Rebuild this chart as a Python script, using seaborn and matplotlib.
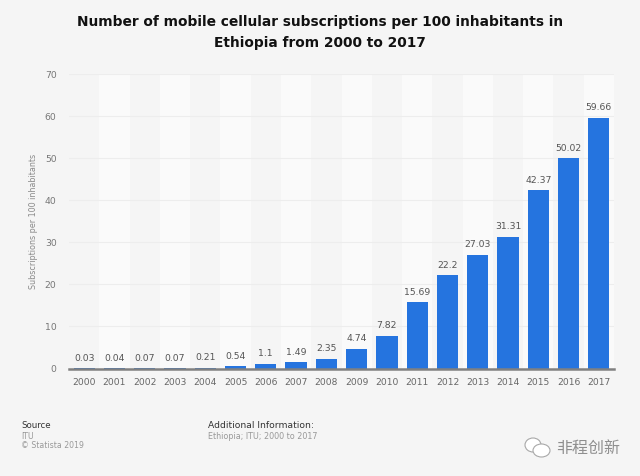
import matplotlib
matplotlib.use("Agg")
import matplotlib.pyplot as plt
from matplotlib.patches import Ellipse
import seaborn as sns
import pandas as pd

years = ["2000","2001","2002","2003","2004","2005","2006","2007","2008",
         "2009","2010","2011","2012","2013","2014","2015","2016","2017"]
subscriptions = [0.03,0.04,0.07,0.07,0.21,0.54,1.1,1.49,2.35,
                 4.74,7.82,15.69,22.2,27.03,31.31,42.37,50.02,59.66]
y_ticks = [0,10,20,30,40,50,60,70]

BG = "#f5f5f5"
sns.set_theme(style="white")
plt.rcParams["font.family"] = ["DejaVu Sans", "Noto Sans CJK SC"]

W, H = 640, 476
fig = plt.figure(figsize=(W/100, H/100), dpi=100, facecolor=BG)
ax = fig.add_axes([69/W, 1-368.5/H, 545/W, 294.5/H], facecolor=BG)

for i in range(1, len(years), 2):
    ax.axvspan(i-0.5, i+0.5, color="#fafafa", lw=0, zorder=0)
for t in y_ticks[1:]:
    ax.axhline(t, color="#ededed", lw=0.8, zorder=1)

df = pd.DataFrame({"year": years, "subs": subscriptions})
sns.barplot(data=df, x="year", y="subs", color="#2574df", saturation=1,
            width=0.7, ax=ax, zorder=2, edgecolor="none", linewidth=0)
ax.bar_label(ax.containers[0], labels=[f"{v:g}" for v in subscriptions],
             padding=4, fontsize=6.7, color="#555555", zorder=3)

ax.set_xlim(-0.5, len(years)-0.5)
ax.set_ylim(0, 70)
ax.set_yticks(y_ticks)
ax.set_xlabel("")
ax.set_ylabel("Subscriptions per 100 inhabitants", fontsize=5.8, color="#8a8a8a", labelpad=5)
ax.tick_params(axis="x", length=0, pad=7, labelsize=6.6, labelcolor="#666666")
ax.tick_params(axis="y", length=0, pad=9, labelsize=6.7, labelcolor="#777777")
for s in ["top", "left", "right"]:
    ax.spines[s].set_visible(False)
ax.spines["bottom"].set_color("#808080")
ax.spines["bottom"].set_linewidth(1.8)

fig.text(320/W, 1-32.5/H, "Number of mobile cellular subscriptions per 100 inhabitants in\nEthiopia from 2000 to 2017",
         ha="center", va="center", fontsize=9.9, fontweight="bold", color="#111111", linespacing=1.6)

fig.text(21/W, 1-426/H, "Source", fontsize=6.2, color="#333333", va="center")
fig.text(21/W, 1-436.5/H, "ITU", fontsize=5.6, color="#999999", va="center")
fig.text(21/W, 1-446/H, "© Statista 2019", fontsize=5.6, color="#999999", va="center")
fig.text(207.5/W, 1-426/H, "Additional Information:", fontsize=6.6, color="#333333", va="center")
fig.text(207.5/W, 1-436.5/H, "Ethiopia; ITU; 2000 to 2017", fontsize=5.8, color="#999999", va="center")

# WeChat-style watermark
for (cx, cy, w, h, z) in [(533, 445, 16, 14, 5), (541.5, 450.5, 17, 13, 6)]:
    fig.add_artist(Ellipse((cx/W, 1-cy/H), w/W, h/H, transform=fig.transFigure,
                           facecolor="white", edgecolor="#a8a8a8", lw=0.8, zorder=z))
fig.text(556/W, 1-448/H, "非程创新", fontsize=11.5, color="#8f8f8f", va="center",
         family=["Noto Sans CJK SC", "DejaVu Sans"])

fig.savefig("out.png", dpi=100, facecolor=BG)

^^^^^^^^^^^^^^^^

- The exercise -
Give back exactly the lines from the first line of the data through the line with "import pandas as pd", pictures excluded.

- Task response -
Rebuild this chart as a Python script, using seaborn and matplotlib.
import matplotlib
matplotlib.use("Agg")
import matplotlib.pyplot as plt
from matplotlib.patches import Ellipse
import seaborn as sns
import pandas as pd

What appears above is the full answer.